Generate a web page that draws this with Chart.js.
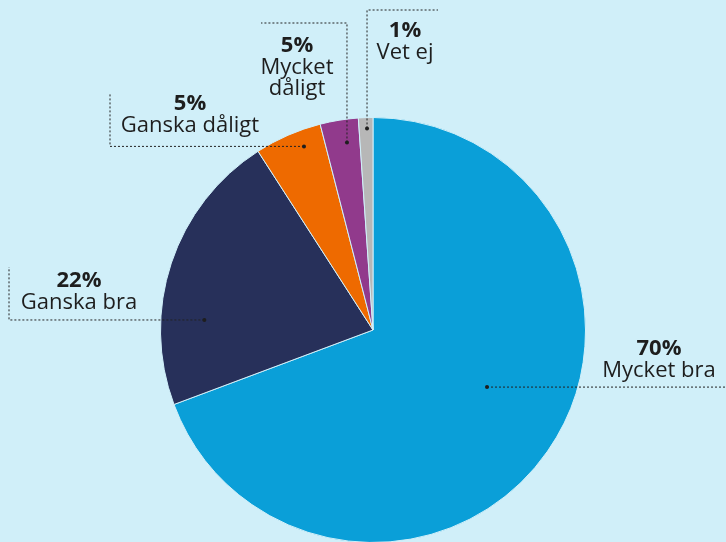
<!DOCTYPE html>
<html>
<head>
<meta charset="utf-8">
<script src="https://cdn.jsdelivr.net/npm/chart.js@4"></script>
<style>
  html, body { margin: 0; padding: 0; background: #d0eff9; overflow: hidden; }
  #wrap { position: relative; width: 726px; height: 560px; }
</style>
</head>
<body>
<div id="wrap"><canvas id="pie" width="726" height="560"></canvas></div>
<script>
// Data (clockwise from 12 o'clock)
const categories = ['Mycket bra', 'Ganska bra', 'Ganska dåligt', 'Mycket dåligt', 'Vet ej'];
const shares = [69.3, 21.6, 5.1, 2.9, 1.1];
// Percentages as printed in the labels
const printedPct = ['70%', '22%', '5%', '5%', '1%'];
const labelLines = [['Mycket bra'], ['Ganska bra'], ['Ganska dåligt'], ['Mycket', 'dåligt'], ['Vet ej']];

const colors = ['#0a9fd8', '#27305a', '#ee6a00', '#913a8c', '#b7b7b7'];

// Annotation layout: anchor dot (angle clockwise from top, fraction of radius),
// leader path corners and text position
const annot = [
    { a: 116.6, f: 0.60, path: [[726, null]], tx: 659, ty: 355 },
    { a: 273.4, f: 0.795, path: [[9, null], [9, 267]], tx: 79, ty: 287 },
    { a: 339.4, f: 0.923, path: [[110, null], [110, 93]], tx: 190, ty: 110 },
    { a: 352.1, f: 0.891, path: [[null, 23], [261, 23]], tx: 297, ty: 52 },
    { a: 358.3, f: 0.949, path: [[null, 10], [438, 10]], tx: 405, ty: 37 }
];

const labelPlugin = {
    id: 'labels',
    afterDraw(chart) {
        const ctx = chart.ctx;
        const arc = chart.getDatasetMeta(0).data[0];
        const cx = arc.x, cy = arc.y, R = arc.outerRadius;
        ctx.save();
        annot.forEach((p, i) => {
            const rad = p.a * Math.PI / 180;
            const x0 = cx + p.f * R * Math.sin(rad);
            const y0 = cy - p.f * R * Math.cos(rad);
            // leader line
            ctx.strokeStyle = '#222';
            ctx.lineWidth = 1;
            ctx.setLineDash([2, 2]);
            ctx.beginPath();
            ctx.moveTo(x0, y0);
            let px = x0, py = y0;
            p.path.forEach(pt => {
                px = pt[0] === null ? px : pt[0];
                py = pt[1] === null ? py : pt[1];
                ctx.lineTo(px, py);
            });
            ctx.stroke();
            ctx.setLineDash([]);
            ctx.fillStyle = '#1e1e1e';
            ctx.beginPath();
            ctx.arc(x0, y0, 2, 0, Math.PI * 2);
            ctx.fill();
            // text
            ctx.textAlign = 'center';
            ctx.textBaseline = 'alphabetic';
            ctx.font = 'bold 22px "Open Sans"';
            ctx.fillText(printedPct[i], p.tx, p.ty);
            ctx.font = '22px "Open Sans"';
            labelLines[i].forEach((t, j) => {
                ctx.fillText(t, p.tx, p.ty + 22 + j * 21);
            });
        });
        ctx.restore();
    }
};

new Chart(document.getElementById('pie'), {
    type: 'pie',
    data: {
        labels: categories,
        datasets: [{
            data: shares,
            backgroundColor: colors,
            borderColor: '#d0eff9',
            borderWidth: 1
        }]
    },
    options: {
        responsive: false,
        animation: false,
        layout: { padding: { top: 117, bottom: 17, left: 20, right: 0 } },
        plugins: {
            legend: { display: false },
            tooltip: { enabled: false }
        }
    },
    plugins: [labelPlugin]
});
</script>
</body>
</html>
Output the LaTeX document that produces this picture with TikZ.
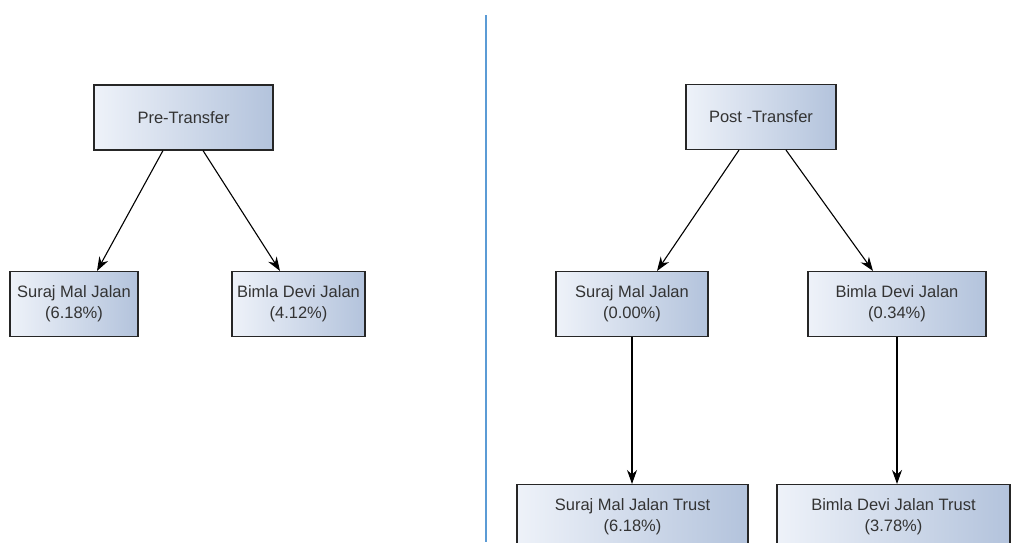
\documentclass[tikz,border=0pt]{standalone}
\usepackage{fontspec}
\setmainfont{Liberation Sans}
\usetikzlibrary{arrows.meta}
\definecolor{boxlight}{HTML}{EEF2F9}
\definecolor{boxdark}{HTML}{B3C3DC}
\definecolor{divider}{HTML}{5B9BD5}
\definecolor{boxtext}{HTML}{333333}
\tikzset{
  box/.style = {draw=black!85, line width=1.1pt, left color=boxlight, right color=boxdark,
                minimum height=65pt, align=center, text=boxtext,
                font=\fontsize{16.5}{21}\selectfont},
  arr/.style = {-{Stealth[length=14pt,width=10pt]}, line width=1.1pt}
}
\begin{document}
\begin{tikzpicture}[x=1pt, y=-1pt]
                \useasboundingbox (0,0) rectangle (1011,542);
                \clip (0,0) rectangle (1011,542);

                % left tree
                \node (pre) [box, minimum width=179pt] at (183.5,117.5) {Pre-Transfer};
                \node (surajL) [box, minimum width=128pt] at (74,304) {Suraj Mal Jalan\\(6.18\%)};
                \node (bimlaL) [box, minimum width=133pt] at (298.5,304) {Bimla Devi Jalan\\(4.12\%)};

                % right tree
                \node (post) [box, minimum width=150pt] at (761,117) {Post -Transfer};
                \node (surajR) [box, minimum width=152pt] at (632,304) {Suraj Mal Jalan\\(0.00\%)};
                \node (bimlaR) [box, minimum width=178pt] at (897,304) {Bimla Devi Jalan\\(0.34\%)};
                \node (surajT) [box, minimum width=231pt] at (632.5,517) {Suraj Mal Jalan Trust\\(6.18\%)};
                \node (bimlaT) [box, minimum width=233pt] at (893.5,517) {Bimla Devi Jalan Trust\\(3.78\%)};

                \coordinate (top) at (486,15);
                \coordinate (bottom) at (486,542);
                \draw[divider, line width=1.3pt] (top) -- (bottom);

                \draw[arr] ([xshift=-20.5pt]pre.south) -- ([xshift=23pt]surajL.north);
                \draw[arr] ([xshift=19.5pt]pre.south) -- ([xshift=-18.5pt]bimlaL.north);

                \draw[arr] ([xshift=-22pt]post.south) -- ([xshift=25pt]surajR.north);
                \draw[arr] ([xshift=25pt]post.south) -- ([xshift=-24pt]bimlaR.north);

                \draw[arr] (surajR.south) -- (surajR.south |- surajT.north);
                \draw[arr] (bimlaR.south) -- (bimlaR.south |- bimlaT.north);
            \end{tikzpicture}
\end{document}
-*-*-
OBJECTIVE
Copy every line above that holds the word "with".

FINAL RESULT
Generate a web page that draws this with Chart.js.
Output the LaTeX document that produces this picture with TikZ.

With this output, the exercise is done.